Following the deadly violence in Charlottesville, several states have renewed efforts to remove Confederate monuments from public spaces.
In Kentucky, Lexington Mayor Jim Gray announced plans to move two Confederate statues from a public area near a historic courthouse. In Maryland, Baltimore Mayor Catherine Pugh decided Tuesday to take down all monument under the cover of darkness for the "security and safety" of the city.
The great-great grandson of Gen. Robert E. Lee condemned the violence in Charlottesville, saying it might be "appropriate" for Confederate statues to be exhibited in a museum.
"Eventually, someone is going to have to make a decision, and if that's the local lawmaker, so be it. But we have to be able to have that conversation without all of the hatred and the violence. And if they choose to take those statues down, fine," Robert E. Lee V, 54, of Washington DC, told CNN.

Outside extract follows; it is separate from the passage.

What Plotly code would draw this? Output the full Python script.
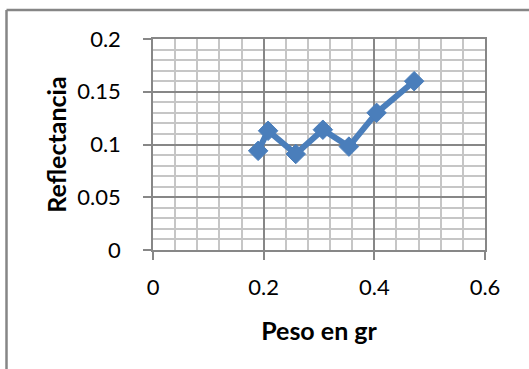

According to the National Trust for Historic Preservation (NTHP), there are currently hundreds of monuments to the Confederate cause in America, located in 31 states. NTHP states that while some monuments were erected shortly after the war by grieving Southern families to honor the valor of fallen leaders and loved ones, many more were put in place to go hand-in-hand with the enforcement of Jim Crow-era laws. As such, a case-by-case review might be necessary to put each monument in full historical context.